This is a great question! Short cycling is something we talk about often on this blog, and it’s also something that we constantly ward against. It’s a problem, but when pressed on why it’s a problem, many people don’t have the answer. That’s okay!
We’re not expecting anyone to be an HVAC expert, especially with how much training is required to actually get licensed and be a pro. If you’ve been told why short cycling is bad before but you just forgot, then this blog post is perfect for you. We’re going to talk about why short cycling is so bad for the efficiency and longevity of your air conditioner, and why it might end up requiring an early replacement if you’re not careful.
Short Cycling: A Recap
So, what is short cycling? Regardless of whether you’re refreshing your memory or learning for the first time, we’ve got your back.
Short cycling is when an air conditioner turns on for a brief, short period of time to run before abruptly shutting off and starting over again in frequent bursts. While a normal AC cycle might be 12 or 15 minutes, a short cycling air conditioner might only run for 5–8 minutes, essentially in half the time that a normal system would run. This is bad for a number of reasons that we’ll get into, but it’s easy to recognize.

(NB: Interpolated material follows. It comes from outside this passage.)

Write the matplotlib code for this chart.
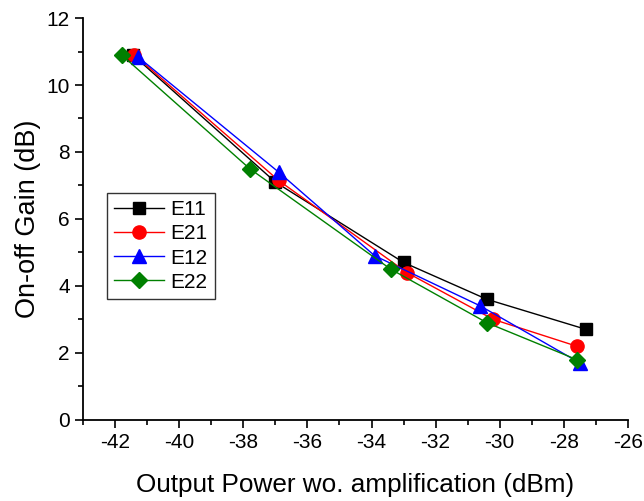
import matplotlib
matplotlib.use("Agg")
import matplotlib.pyplot as plt
from matplotlib.ticker import MultipleLocator

plt.rcParams['font.family'] = ['Liberation Sans', 'DejaVu Sans']

series_names = ["E11", "E21", "E12", "E22"]
x_E11 = [-41.45, -37.0, -33.0, -30.4, -27.3]
y_E11 = [10.9, 7.1, 4.7, 3.6, 2.7]
x_E21 = [-41.4, -36.9, -32.9, -30.2, -27.6]
y_E21 = [10.9, 7.15, 4.4, 3.0, 2.2]
x_E12 = [-41.3, -36.9, -33.9, -30.6, -27.5]
y_E12 = [10.85, 7.4, 4.9, 3.4, 1.7]
x_E22 = [-41.8, -37.8, -33.4, -30.4, -27.6]
y_E22 = [10.9, 7.5, 4.5, 2.9, 1.8]

xs = [x_E11, x_E21, x_E12, x_E22]
ys = [y_E11, y_E21, y_E12, y_E22]
colors = ["black", "red", "blue", "green"]
markers = ["s", "o", "^", "D"]
msizes = [8.5, 9.5, 10, 8]

fig = plt.figure(figsize=(6.44, 5.01), dpi=100)
ax = fig.add_axes([0.129, 0.162, 0.846, 0.802])

for x, y, c, m, ms, name in zip(xs, ys, colors, markers, msizes, series_names):
    ax.plot(x, y, color=c, marker=m, markersize=ms, linewidth=1.0, label=name,
            markeredgecolor=c, markerfacecolor=c)

ax.set_xlim(-43, -26)
ax.set_ylim(0, 12)
ax.xaxis.set_major_locator(MultipleLocator(2))
ax.xaxis.set_minor_locator(MultipleLocator(1))
ax.yaxis.set_major_locator(MultipleLocator(2))
ax.yaxis.set_minor_locator(MultipleLocator(1))
ax.spines['top'].set_visible(False)
ax.spines['right'].set_visible(False)
for s in ['left', 'bottom']:
    ax.spines[s].set_linewidth(1.3)
ax.tick_params(which='major', direction='out', length=6, width=1.2, labelsize=15)
ax.tick_params(which='minor', direction='out', length=3.5, width=1.2)
ticks = list(range(-42, -25, 2))
ax.set_xticks(ticks)
ax.set_xticklabels([str(t) for t in ticks])

ax.set_xlabel("Output Power wo. amplification (dBm)", fontsize=18.8, labelpad=15)
ax.set_ylabel("On-off Gain (dB)", fontsize=19.5, labelpad=4)

leg = ax.legend(loc='upper left', bbox_to_anchor=(0.044, 0.565), fontsize=15,
                frameon=True, fancybox=False, edgecolor='black',
                handlelength=2.4, handletextpad=0.3, labelspacing=0.25,
                borderpad=0.35, borderaxespad=0)
leg.get_frame().set_linewidth(1.0)

fig.savefig("out.png", dpi=100)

Try timing your air conditioner’s cycles to see how long it runs for. Also, try and check how long the system stays shut down before turning back on again. If either of these times seem extremely short, then you’ve got a short cycling air conditioner on your hands.
Why Short Cycling Is Never Good
There are two main reasons why short cycling can be a huge problem for an air conditioner.
- A short cycling air conditioner is going to wear down certain components of the system. The starting up and shutting down of an AC stress certain parts, which means half of your AC is going to need an early replacement, while the other half will be in good condition. This can be bad for the system’s longevity and mean increased repair costs.
- The starting up and shutting down of an air conditioner is the most energy-intensive part of the process, which means your AC will run up your energy bill if it short cycles.
3 Common Causes of Short Cycling
So, how do you know if your air conditioner is short cycling? Here are three examples that could be causing the problem.
- An AC that’s too large. If your air conditioner is too large for your space, it’s going to cool things down too quickly and be unable to complete a full cycle. This can lead to short cycling.
- A refrigerant leak. Low refrigerant levels mean that the system will run in short cycles to compensate, thus causing the problems we mentioned above.
- An electrical problem. Sometimes the thermostat can signal for the air conditioner to turn on and shut off abruptly, even if the system itself doesn’t want to. This could be the result of an electrical component failure and requires immediate repairs.